Was ist nun mit solchen Leuten anzufangen?«  Nichts. 
 »Was soll ein Schriftsteller, der das Unglük hat in einen solchen Fall zu kommen, zu Rettung seiner Unschuld und Ehre sagen?«  Nichts. 
»Was hätte ihn davor bewahren können?« Nichts. 
»Sollte denn kein Mittel seyn?« O ja, ich besinne mich - er hätte selbst ein Ganskopf seyn - oder auch gar nichts schreiben - oder, was das sicherste gewesen wäre, beym ersten Hineingucken in die Welt den Kopf gleich wieder zurükziehen und hingehen sollen woher er gekommen war - 
»Das sind Extrema -«  So denk ich auch.
  Ja, freylich ist der Menschen kurzes Leben 
  Mit Noth beschwert, wie Avicenna spricht.

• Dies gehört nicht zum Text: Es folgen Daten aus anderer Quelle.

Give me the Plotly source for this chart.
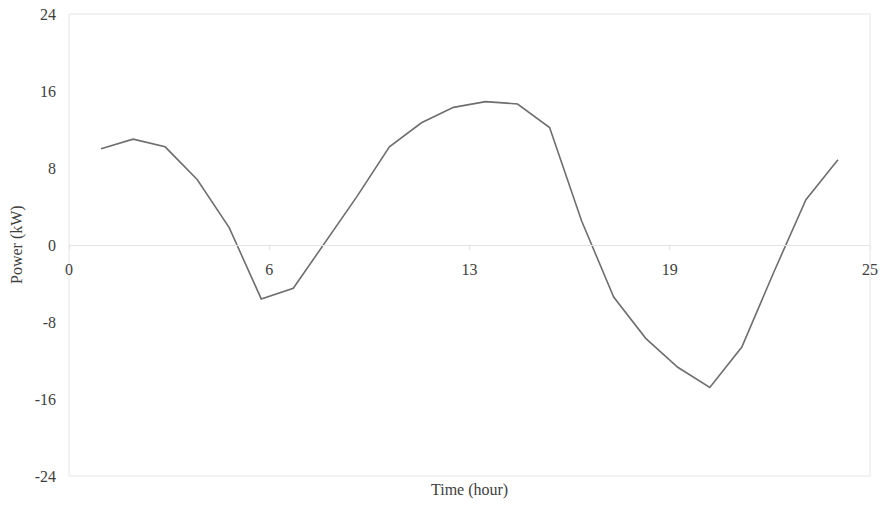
import plotly.graph_objects as go

hours = list(range(1, 25))
power = [10.0, 11.0, 10.2, 6.8, 1.8, -5.6, -4.5, 0.3, 5.1, 10.2, 12.7, 14.3,
         14.9, 14.65, 12.2, 2.5, -5.4, -9.7, -12.7, -14.8, -10.6, -2.8, 4.7, 8.85]

x_tickvals = [0, 6.25, 12.5, 18.75, 25]
x_ticktext = ["0", "6", "13", "19", "25"]
y_tickvals = [-24, -16, -8, 0, 8, 16, 24]
y_ticktext = ["-24", "-16", "-8", "0", "8", "16", "24"]

font = dict(family="Liberation Serif, Times New Roman, serif", size=16, color="#404040")

fig = go.Figure()
fig.add_trace(go.Scatter(x=hours, y=power, mode="lines",
                         line=dict(color="#6e6e6e", width=1.6),
                         showlegend=False, hoverinfo="skip"))

fig.update_layout(
    width=882, height=505,
    margin=dict(l=69, r=12, t=14, b=29),
    paper_bgcolor="white", plot_bgcolor="white",
    font=font,
    xaxis=dict(range=[0, 25], tickvals=x_tickvals, ticktext=x_ticktext,
               showgrid=False, zeroline=False, automargin=False,
               anchor="free", position=0.5, ticklabeloverflow="allow",
               showline=True, linecolor="#e4e4e4", linewidth=1,
               ticks="outside", ticklen=4, tickcolor="#e4e4e4",
               tickfont=font, ticklabelstandoff=6),
    yaxis=dict(range=[-24, 24], tickvals=y_tickvals, ticktext=y_ticktext,
               showgrid=False, zeroline=False, automargin=False,
               showline=False, ticks="", tickfont=font,
               ticklabeloverflow="allow", ticklabelstandoff=12),
    shapes=[dict(type="rect", xref="paper", yref="paper", x0=0, x1=1, y0=0, y1=1,
                 line=dict(color="#e6e6e6", width=1), layer="below")],
    annotations=[
        dict(text="Time (hour)", xref="paper", yref="paper",
             x=0.5, y=0, yshift=-14, xanchor="center", yanchor="middle",
             showarrow=False, font=font),
        dict(text="Power (kW)", xref="paper", yref="paper", textangle=-90,
             x=0, y=0.5, xshift=-52, xanchor="center", yanchor="middle",
             showarrow=False, font=font),
    ],
)

fig.write_html("out.html", config={"displayModeBar": False},
               post_script="document.body.style.margin='0';document.body.style.overflow='hidden';")
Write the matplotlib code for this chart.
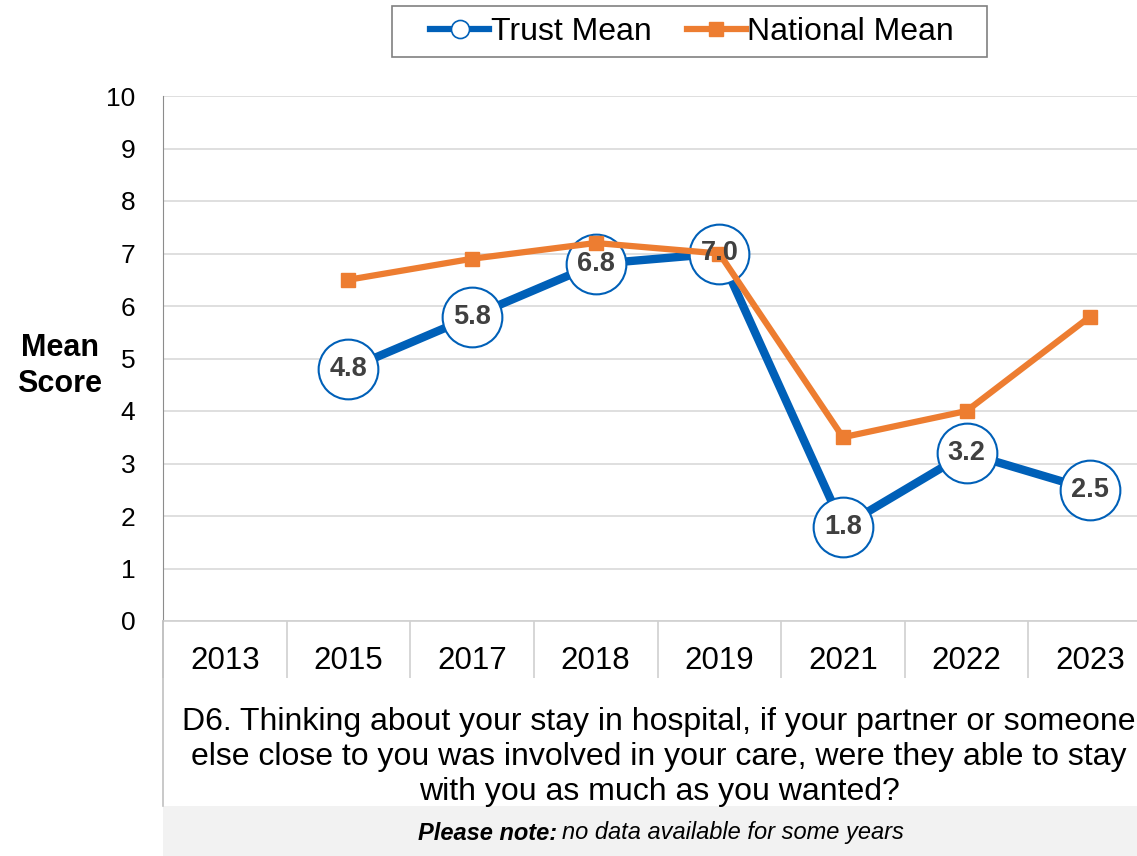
import matplotlib.pyplot as plt
import numpy as np
from matplotlib.lines import Line2D
from matplotlib.patches import Rectangle

plt.rcParams["font.family"] = ["Liberation Sans", "DejaVu Sans"]

years = ["2013", "2015", "2017", "2018", "2019", "2021", "2022", "2023"]
trust_mean = [np.nan, 4.8, 5.8, 6.8, 7.0, 1.8, 3.2, 2.5]
national_mean = [np.nan, 6.5, 6.9, 7.2, 7.0, 3.5, 4.0, 5.8]

question = ("D6. Thinking about your stay in hospital, if your partner or someone\n"
            "else close to you was involved in your care, were they able to stay\n"
            "with you as much as you wanted?")

blue = "#0060b8"
orange = "#ed7d31"
W, H = 1137, 856

fig = plt.figure(figsize=(W / 100, H / 100), dpi=100)
ax = fig.add_axes([163 / W, 235 / H, 989 / W, 525 / H])

x = np.arange(len(years))
ax.plot(x, trust_mean, color=blue, lw=6, zorder=3, solid_capstyle="butt")
ax.plot(x, trust_mean, ls="none", marker="o", ms=43, mfc="white", mec=blue,
        mew=1.5, zorder=4)
ax.plot(x, national_mean, color=orange, lw=4.5, marker="s", ms=10, zorder=5)

for xi, v in zip(x, trust_mean):
    if not np.isnan(v):
        ax.text(xi, v, f"{v:.1f}", ha="center", va="center", fontsize=19.5,
                fontweight="bold", color="#404040", zorder=6)

ax.set_xlim(-0.5, len(years) - 0.5)
ax.set_ylim(0, 10)
ax.set_yticks(range(0, 11))
ax.tick_params(axis="y", labelsize=19, length=0, pad=20)
ax.set_xticks(x)
ax.set_xticklabels(years)
ax.tick_params(axis="x", which="major", labelsize=22.5, length=0, pad=18)
ax.set_xticks(np.arange(-0.5, len(years)), minor=True)
ax.tick_params(axis="x", which="minor", length=41, width=1.2, color="#d0d0d0",
               direction="out")
ax.grid(axis="y", color="#d9d9d9", lw=1.2)
ax.set_axisbelow(True)
for s in ["top", "right"]:
    ax.spines[s].set_visible(False)
ax.spines["bottom"].set_color("#d0d0d0")
ax.spines["bottom"].set_linewidth(1.2)
ax.spines["left"].set_color("#8c8c8c")

# left axis line continues down through the question text
fig.add_artist(Line2D([163 / W, 163 / W], [50 / H, 235 / H], color="#c0c0c0", lw=1.2))

fig.text(60 / W, 1 - 366 / H, "Mean\nScore", ha="center", va="center",
         fontsize=22, fontweight="bold", linespacing=1.3)

fig.text(659 / W, 1 - 757 / H, question, ha="center", va="center", fontsize=23,
         linespacing=1.2)

fig.add_artist(Rectangle((163 / W, 0), 1 - 163 / W, 50 / H, color="#f2f2f2", lw=0))
fig.text(557 / W, 1 - 833 / H, "Please note:", ha="right", va="center", fontsize=17,
         fontweight="bold", style="italic")
fig.text(562 / W, 1 - 833 / H, "no data available for some years", ha="left",
         va="center", fontsize=17, style="italic")

# legend with a wide box drawn separately
handles = [
    Line2D([], [], color=blue, lw=4.5, marker="o", ms=13, mfc="white", mec=blue, mew=1.2),
    Line2D([], [], color=orange, lw=4.5, marker="s", ms=10),
]
fig.legend(handles, ["Trust Mean", "National Mean"], loc="center",
           bbox_to_anchor=(692 / W, 1 - 32 / H), ncol=2, fontsize=23,
           frameon=False, handlelength=1.85, handletextpad=0.05,
           columnspacing=1.1, borderpad=0.3, borderaxespad=0)
fig.add_artist(Rectangle((392 / W, 1 - 57 / H), 595 / W, 51 / H, fill=False,
                         edgecolor="#808080", lw=1.2))

fig.savefig("out.png", dpi=100)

Mit den Autoren ist kein Mitleiden zu haben - und den Lesern ist nicht zu helfen. Aber gleichwohl wäre zu wünschen, daß die Leute besser lesen lernten."-

Richtig, richtig, Wieland, der du starbest den 20.1.1813 in Weimar, dem Autorennest. Ganz Europa war zwischen Portugal und Rußland von den französischen Invasionstruppen unterworfen worden, erst im Oktober erlebte der größenwahnsinnige Eroberer Napoleon die kriegsentscheidende Niederlage in der Völkerschlacht bei Leipzig, nachdem Rußland ihn bei Borodino abgeschlagen hatte. 70.000 Tote soll die Schlacht gekostet haben, 52.000 fielen bei Leipzig. Auch Weimar war 1808 besetzt und geplündert, Wieland jedoch verschont worden. Er war, zusammen mit Goethe, von Napoleon zum Ritter der Ehrenlegion ernannt worden. Solche Aktionen zierten die französischen Kriegszüge und waren Teil der psychologischen Kriegführung, während gleichzeitig Kunstschätze zusammengeraubt und nach Paris gebracht wurden. Wieland, Pfarrerssohn und Philhellene, lebte und wirkte im deutschen Idealismus, der europäischen Aufklärung und im klassischen Altertum. Er übersetzte Cicero, Lukian, Horaz und Shakespeare. Als Übersetzer war ihm das korrekte Lesen eine große Aufgabe, und natürlich wollte er selbst ernsthaft gelesen sein. 

Das Problem sauberen Lesens, das er in diesem Text anspricht, ist geblieben. Der schlampige Umgang mit der Sprache bedingt auch ein entsprechendes Verstehensdefizit beim Lesen. In den Nachrichten etwa wird jeder schlimme Unfall oder ein Verbrechen mißbräuchlich "tragisch" genannt. Der zeitgenössische Leser kennt den Begriff des Tragischen gar nicht mehr, läse er die ANTIGONE des Sophokles oder irgendeine andere Tragödie, müßte er sich diesen Begriff neu aneignen. 
Und ohnehin ist das Verstehensproblem nicht nur in der Literatur ein fundamentales, weil sich die Millionen Zeicheneinträge in jedem Kopf und ihre Bedeutungsfolien unterscheiden. Daher Luhmanns Bemerkung, daß gelingende Kommunikation unwahrscheinlich sei. 
Dennoch bleibt Wielands Forderung grundlegend: " Aber gleichwohl wäre zu wünschen, daß die Leute besser lesen lernten."